“Kimse sebepsiz göçmez”

Birlikte Yaşamak İstiyoruz İnisiyatifi adına konuşan Özgül Saki, “Göçmenlerin siyasilerin merhametinde değil hukukun koruması altında olması gerektiğine inanıyoruz” dedi

05 Ağustos 2019 - 14:48

“Birlikte Yaşamak İstiyoruz İnisiyatifi’’ başta Suriyeliler başta olmak üzere Türkiye’de bulunan göçmenlerle dayanışmak için Kadıköy’de basın açıklaması düzenledi. 2 Ağustos Cuma günü Süreyya Operası önünde biraraya gelen onlarca kişi  “Irkçılığa hayır”, “Susmak şiddeti kabullenmektir”, “Kimse nedensiz göçmez”, “Kapılar açılsın mültecilere özgürlük” yazılı dövizleri taşıdı.

Fotoğraf: Zeynep Kuray

“HUKUKUN KORUMASI ALTINDA OLSUNLAR”

Grup adına basın açıklamasını Özgül Saki okudu.  Son birkaç haftadır, İstanbul’un çeşitli mahallelerinde, göçmenlere yönelik kimlik kontrolleri, ev ve işyeri baskınları, alıkoyma ve zorla sınır dışı operasyonlarının yapıldığını söyleyen Saki, “Türkiye uzun yıllardır göç alan bir ülke olmasına rağmen, sadece birkaç yıl önce oluşturulmuş göç politikaları insan hakları temelinde, kalıcı ve destekleyici yapılar oluşturmaya yönelik olmak yerine; güvenlik merkezli, keyfi ve siyasi kararlarla, göçmenleri kontrol altında tutulması gereken sayılara indirgiyor. Halihazırdaki kayıt ve sığınma sistemi göçmenlerin uzun vadeli bir statüye erişmelerinin önünü tıkayarak onları ya kayıtsız durumuna düşürüyor ya da “geçici” bir statü ile belirsizliğe mahkum ediyor.

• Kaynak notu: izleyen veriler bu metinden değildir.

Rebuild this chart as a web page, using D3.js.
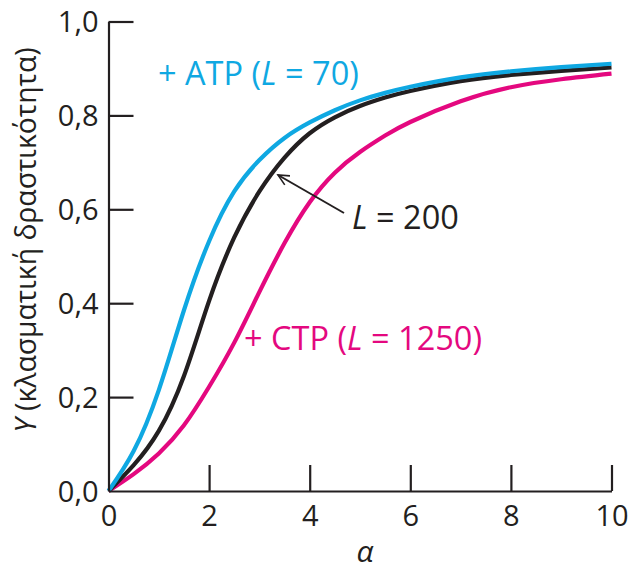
<!DOCTYPE html>
<html>
<head>
<meta charset="utf-8">
<script src="https://cdn.jsdelivr.net/npm/d3@7"></script>
<style>
  html, body { margin: 0; padding: 0; background: #fff; }
  svg { display: block; }
  text { font-family: "Open Sans", "Noto Sans", sans-serif; }
</style>
</head>
<body>
<svg id="chart" width="630" height="572"></svg>
<script>
// ---- data ----
const alphaValues = [0, 0.5, 1, 1.5, 2, 2.5, 3, 3.5, 4, 4.5, 5, 5.5, 6, 7, 8, 9, 10];
const atpValues   = [0, 0.085, 0.215, 0.385, 0.532, 0.638, 0.705, 0.752, 0.785, 0.811, 0.832, 0.848, 0.861, 0.881, 0.894, 0.903, 0.91];
const noneValues  = [0, 0.055, 0.128, 0.245, 0.405, 0.54, 0.638, 0.71, 0.762, 0.796, 0.82, 0.838, 0.852, 0.873, 0.886, 0.895, 0.902];
const ctpValues   = [0, 0.036, 0.08, 0.14, 0.222, 0.316, 0.424, 0.528, 0.615, 0.678, 0.722, 0.757, 0.786, 0.83, 0.86, 0.877, 0.889];
const xTicks = [0, 2, 4, 6, 8, 10];
const yTicks = [0, 0.2, 0.4, 0.6, 0.8, 1.0];
const seriesColors = ["#0fa8e2", "#231f20", "#e4087f"];

const svg = d3.select("#chart");
const x = d3.scaleLinear().domain([0, 10]).range([108.5, 611.5]);
const y = d3.scaleLinear().domain([0, 1]).range([491, 21.5]);
const fmt = d => d3.format(".1f")(d).replace(".", ",");

// curves
const series = [atpValues, noneValues, ctpValues];
const line = d3.line()
  .x((d, i) => x(alphaValues[i]))
  .y(d => y(d))
  .curve(d3.curveNatural);
[2, 1, 0].forEach(k => {
  svg.append("path")
    .datum(series[k])
    .attr("fill", "none")
    .attr("stroke", seriesColors[k])
    .attr("stroke-width", 4.2)
    .attr("d", line);
});

// axes
const axisColor = "#231f20";
const gx = svg.append("g").attr("transform", `translate(0,${y(0)})`)
  .call(d3.axisBottom(x).tickValues(xTicks).tickSize(-26).tickFormat(d3.format("d")).tickSizeOuter(0));
const gy = svg.append("g").attr("transform", `translate(${x(0)},0)`)
  .call(d3.axisLeft(y).tickValues(yTicks).tickSize(-25).tickFormat(fmt).tickSizeOuter(0));
[gx, gy].forEach(g => {
  g.select(".domain").attr("stroke", axisColor).attr("stroke-width", 2.2);
  g.selectAll(".tick line").attr("stroke", axisColor).attr("stroke-width", 2.2);
  g.selectAll(".tick text").attr("fill", "#231f20").attr("font-size", 29)
    .attr("font-family", "'Open Sans', sans-serif");
});
gx.selectAll(".tick line").filter(d => d === 0).remove();
gy.selectAll(".tick line").filter(d => d === 0).remove();
gx.selectAll(".tick text").attr("y", 0).attr("dy", 0).attr("transform", "translate(0,35)");
gy.selectAll(".tick text").attr("x", -10).attr("dy", "0.36em");

// axis titles
svg.append("text")
  .attr("x", 365).attr("y", 562)
  .attr("text-anchor", "middle")
  .attr("font-size", 30).attr("font-style", "italic").attr("fill", "#231f20")
  .text("α");

const yl = svg.append("text")
  .attr("transform", "translate(36,240) rotate(-90)")
  .attr("text-anchor", "middle")
  .attr("font-size", 28.3).attr("fill", "#231f20");
yl.append("tspan").attr("font-style", "italic").text("Y");
yl.append("tspan").text(" (κλασματική δραστικότητα)");

// series labels
function label(xp, yp, color, pre, post) {
  const t = svg.append("text").attr("x", xp).attr("y", yp)
    .attr("font-size", 32.5).attr("fill", color);
  t.append("tspan").text(pre);
  t.append("tspan").attr("font-style", "italic").text("L");
  t.append("tspan").text(post);
  return t;
}
label(158, 85, seriesColors[0], "+ ATP (", " = 70)");
label(352, 229, seriesColors[1], "", " = 200");
label(244, 350, seriesColors[2], "+ CTP (", " = 1250)");

// arrow
const arrowColor = "#231f20";
const ax0 = 344, ay0 = 213, ax1 = 278, ay1 = 175;
svg.append("line").attr("x1", ax0).attr("y1", ay0).attr("x2", ax1).attr("y2", ay1)
  .attr("stroke", arrowColor).attr("stroke-width", 2);
const ang = Math.atan2(ay0 - ay1, ax0 - ax1);
const hl = 12, hw = 0.45;
svg.append("path")
  .attr("d", `M${ax1 + hl*Math.cos(ang+hw)},${ay1 + hl*Math.sin(ang+hw)} L${ax1},${ay1} L${ax1 + hl*Math.cos(ang-hw)},${ay1 + hl*Math.sin(ang-hw)}`)
  .attr("fill", "none").attr("stroke", arrowColor).attr("stroke-width", 1.6);
</script>
</body>
</html>
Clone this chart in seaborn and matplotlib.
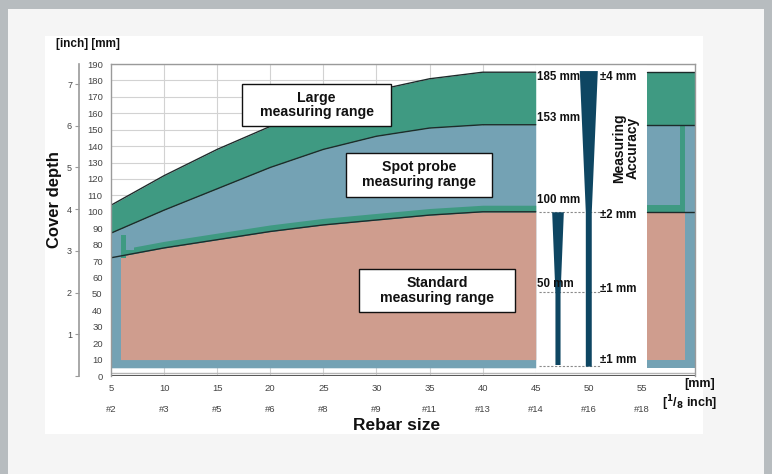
import numpy as np
import pandas as pd
import matplotlib
matplotlib.use("Agg")
import matplotlib.pyplot as plt
from matplotlib.patches import Rectangle
import seaborn as sns

# ---------------- data ----------------
rebar_mm = [5, 10, 15, 20, 25, 30, 35, 40, 45]
large_top = [104, 122, 138, 152, 164, 174, 181, 185, 185]
spot_top = [87, 101, 114, 127, 138, 146, 151, 153, 153]
standard_top = [72, 78, 83, 88, 92, 95, 98, 100, 100]

tick_mm = [5, 10, 15, 20, 25, 30, 35, 40, 45, 50, 55]
tick_bar = ["#2", "#3", "#5", "#6", "#8", "#9", "#11", "#13", "#14", "#16", "#18"]

yticks_mm = list(range(0, 200, 10))
inch_ticks = [0, 1, 2, 3, 4, 5, 6, 7]

depth_labels = ["185 mm", "153 mm", "100 mm", "50 mm"]
depth_label_y = [182, 157, 107, 56]
acc_labels = ["±4 mm", "±2 mm", "±1 mm", "±1 mm"]
acc_label_y = [182, 98, 53, 10]

# wedge profiles (depth, half width)
wedge1_depth = [100, 50, 7]
wedge1_half = [0.55, 0.24, 0.24]
wedge2_depth = [186, 100, 6]
wedge2_half = [0.85, 0.28, 0.28]
dash_depth = [100, 51, 6]

# ---------------- style ----------------
sns.set_theme(style="white")
plt.rcParams["font.family"] = ["Liberation Sans", "DejaVu Sans"]
plt.rcParams["mathtext.default"] = "bf"

GREEN = "#3f9a82"
BLUE = "#74a2b4"
PINK = "#cf9d8e"
NAVY = "#0e4662"
GRID = "#d2d2d2"

fig = plt.figure(figsize=(7.72, 4.74), dpi=100)
fig.patch.set_facecolor("#f5f5f5")
W, H = 772, 474

def fr(x0, y0, x1, y1):
    return [x0 / W, 1 - y1 / H, (x1 - x0) / W, (y1 - y0) / H]

# photo border strips and white card (background layer)
bg = fig.add_axes([0, 0, 1, 1], zorder=-10)
bg.set_xlim(0, W)
bg.set_ylim(H, 0)
bg.axis("off")
for (x0, y0, x1, y1) in [(0, 0, 8, 474), (0, 0, 772, 9), (764, 0, 772, 474)]:
    bg.add_patch(Rectangle((x0, y0), x1 - x0, y1 - y0, color="#b7bcbf", lw=0))
bg.add_patch(Rectangle((45, 36), 703 - 45, 434 - 36, color="white", lw=0))

ax = fig.add_axes(fr(111, 64, 695, 376), zorder=1)
ax.set_facecolor("white")
ax.set_xlim(5, 60)
ax.set_ylim(0, 190)

# grid
for y in yticks_mm[1:]:
    ax.axhline(y, color=GRID, lw=0.8, zorder=0.5)
for x in tick_mm[1:]:
    ax.axvline(x, color=GRID, lw=0.8, zorder=0.5)
ax.axvspan(45, 55.5, color="white", zorder=0.8, lw=0)

x = np.array(rebar_mm, dtype=float)
lg = np.array(large_top, dtype=float)
sp = np.array(spot_top, dtype=float)
st = np.array(standard_top, dtype=float)
xr = np.array([55.5, 60.0])
xr_in = np.array([55.5, 59.1])

# blue (spot probe) base
ax.fill_between(x, 5, sp, color=BLUE, lw=0, zorder=1)
ax.fill_between(xr, 5, sp[-1], color=BLUE, lw=0, zorder=1)
# green (large)
ax.fill_between(x, sp, lg, color=GREEN, lw=0, zorder=1)
ax.fill_between(xr, sp[-1], lg[-1], color=GREEN, lw=0, zorder=1)
# pink (standard)
ax.fill_between(x, 10, st, color=PINK, lw=0, zorder=1.2)
ax.fill_between(xr_in, 10, st[-1], color=PINK, lw=0, zorder=1.2)
# green strip above standard
ax.fill_between(x, st, st + 4, color=GREEN, lw=0, zorder=1.2)
ax.fill_between(xr_in, st[-1], st[-1] + 4, color=GREEN, lw=0, zorder=1.2)
# frame details
ax.add_patch(Rectangle((5, 5), 0.9, st[0] + 5 - 5, color=BLUE, lw=0, zorder=1.3))
ax.add_patch(Rectangle((5.9, st[0]), 0.5, 86 - st[0], color=GREEN, lw=0, zorder=1.3))
ax.add_patch(Rectangle((6.4, st[0] + 4.5), 0.8, 5, color=BLUE, lw=0, zorder=1.3))
ax.add_patch(Rectangle((58.6, st[-1] + 4), 0.5, sp[-1] - 1 - st[-1] - 4, color=GREEN, lw=0, zorder=1.3))

# boundary lines via seaborn
rows = []
for name, arr in [("large", lg), ("spot", sp), ("standard", st)]:
    for xi, yi in zip(x, arr):
        rows.append({"seg": name + "_main", "x": xi, "y": yi})
    for xi in xr:
        rows.append({"seg": name + "_right", "x": xi, "y": arr[-1]})
df = pd.DataFrame(rows)
sns.lineplot(data=df, x="x", y="y", units="seg", estimator=None, color="#1d2b2b",
             lw=1.0, ax=ax, zorder=2, legend=False)

# accuracy wedges
ax.fill_betweenx(wedge1_depth, 47.05 - np.array(wedge1_half), 47.05 + np.array(wedge1_half),
                 color=NAVY, lw=0, zorder=3)
ax.fill_betweenx(wedge2_depth, 49.95 - np.array(wedge2_half), 49.95 + np.array(wedge2_half),
                 color=NAVY, lw=0, zorder=3)
for d in dash_depth:
    ax.plot([45.3, 51.1], [d, d], color="#8a8a8a", lw=0.8, ls=(0, (2, 1.5)), zorder=2.5)

for lab, yy in zip(depth_labels, depth_label_y):
    ax.text(45.15, yy, lab, fontsize=8.3, fontweight="bold", va="center", ha="left",
            color="#111111", zorder=4)
for lab, yy in zip(acc_labels, acc_label_y):
    ax.text(51.05, yy, lab, fontsize=8.3, fontweight="bold", va="center", ha="left",
            color="#111111", zorder=4)
ax.text(53.5, 139, "Measuring\nAccuracy", rotation=90, fontsize=10, fontweight="bold",
        ha="center", va="center", linespacing=0.95, color="#111111", zorder=4)

# range label boxes
boxes = [((17.31, 152.4, 31.41, 177.9), "Large\nmeasuring range"),
         ((27.09, 109.3, 40.9, 136.0), "Spot probe\nmeasuring range"),
         ((28.4, 38.9, 43.06, 65.0), "Standard\nmeasuring range")]
for (x0, y0, x1, y1), lab in boxes:
    ax.add_patch(Rectangle((x0, y0), x1 - x0, y1 - y0, fc="white", ec="#111111", lw=1.0, zorder=4))
    ax.text((x0 + x1) / 2, (y0 + y1) / 2, lab, ha="center", va="center", fontsize=10.2,
            fontweight="bold", linespacing=1.05, color="#111111", zorder=5)

# axes decorations
for s in ["top", "right", "left"]:
    ax.spines[s].set_color("#9a9a9a")
    ax.spines[s].set_linewidth(1.0)
ax.spines["bottom"].set_visible(False)
ax.axhline(0, color="#555555", lw=1.4, zorder=2)
ax.axhline(1.6, color="#b5b5b5", lw=1.0, zorder=2)

ax.set_yticks(yticks_mm)
ax.set_yticklabels([str(v) for v in yticks_mm], fontsize=6.8, color="#444444")
ax.tick_params(axis="y", length=0, pad=6)
ax.set_xticks(tick_mm)
ax.set_xticklabels([f"{m}\n{b}" for m, b in zip(tick_mm, tick_bar)], fontsize=6.8,
                   color="#444444", linespacing=2.6)
ax.tick_params(axis="x", length=0, pad=6)
ax.set_xlabel("")
ax.set_ylabel("")

# inch axis
sec = ax.secondary_yaxis(-(111 - 79) / 584, functions=(lambda v: v / 25.4, lambda v: v * 25.4))
sec.set_yticks(inch_ticks)
sec.set_yticklabels(["" if v == 0 else str(v) for v in inch_ticks], fontsize=6.5, color="#444444")
sec.spines["left"].set_color("#9a9a9a")
sec.spines["left"].set_linewidth(1.2)
sec.tick_params(axis="y", length=3, width=0.8, color="#9a9a9a", pad=2)

fig.text(88 / W, 1 - 44 / H, "[inch] [mm]", fontsize=8.5, fontweight="bold", ha="center",
         va="center", color="#111111")
fig.text(55 / W, 1 - 200 / H, "Cover depth", fontsize=12, fontweight="bold", rotation=90,
         ha="center", va="center", color="#111111")
fig.text(397 / W, 1 - 426 / H, "Rebar size", fontsize=12.5, fontweight="bold", ha="center",
         va="center", color="#111111")
fig.text(700 / W, 1 - 384 / H, "[mm]", fontsize=9, fontweight="bold", ha="center",
         va="center", color="#111111")
fig.text(690 / W, 1 - 403 / H, r"[$^{1}$/$_{8}$ inch]", fontsize=9, fontweight="bold",
         ha="center", va="center", color="#111111")

fig.savefig("out.png", dpi=100, facecolor=fig.get_facecolor())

Hükümetin Suriyeliler için benimsediği ‘misafir’ söylemi, hak arama yollarının önünde büyük bir engel oluşturuyor. Biz göçmenlerin siyasilerin merhametinde değil hukukun koruması altında olması gerektiğine inanıyoruz.” dedi.

“AB DE SORUMLU”

“Yaşadıkları yerleri terk etmek zorunda kalan insanlar tekrar yerlerinden edilerek ekonomik ve sosyal açıdan daha dezavantajlı, ve çoğu zaman ayrımcılığın daha baskın olduğu yaşam alanlarına itilmiş oluyorlar.” diyen Saki, şöyle devam etti: “Göçmenlerin Türkiye’deki bu güvencesiz konumunun başlıca sorumlularından bir diğerinin Avrupa Birliği (AB) olduğunun altını çiziyoruz. AB’nin göçmenlere yönelik politikası sınırlarını kapatmak ve Türkiye’yi bir tür sınır bekçisi haline getirmek oldu. AB-Türkiye anlaşması ile Türkiye, AB’nin öldüren sınır politikalarının uygulayıcısı konumuna geldi ve bu sayede her fırsatta göçmenleri bir pazarlık unsuru olarak kullanıyor.”

Fotoğraf: Zeynep Kuray

“DERHAL DURDURULMALI”

Tüm siyasi partileri, kurumları ve hak örgütlerini sorumluluk almaya davet eden Saki, “Göçmenleri hapsedici, ayrıştırıcı, hareket, yaşama, çalışma özgürlüklerini kısıtlayıcı tüm baskıcı uygulamalara derhal son verilmelidir. Kimse sebepsiz göçmez! Sınır dışı edilmeler derhal durdurulmalı, sığınma hakkının gaspına dönük politikalar son bulmalıdır. Gerek Türkiye gerekse de uluslararası kamuoyunu göçmenlerle dayanışmayı güçlendirmeye davet ediyoruz.” diye konuştu.

İSTANBUL VALİLİĞİ’NDEN AÇIKLAMA

İstanbul Valiliği yayınladığı yazılı açıklamada 12-31 Temmuz  tarihleri arasında  12 bin 474 yabancı uyruklu  göçmenin İçişleri Bakanlığı tarafından belirlenen Geri Gönderme Merkezlerine sevk edildiğini açıkladı. Valilik, hiçbir ilde kaydı bulunmayan 2 bin 630 Suriyelinin de yine İçişleri Bakanlığı tarafından çeşitli illerde oluşturulan Geçici Barınma Merkezleri’ne gönderildiğini duyurdu.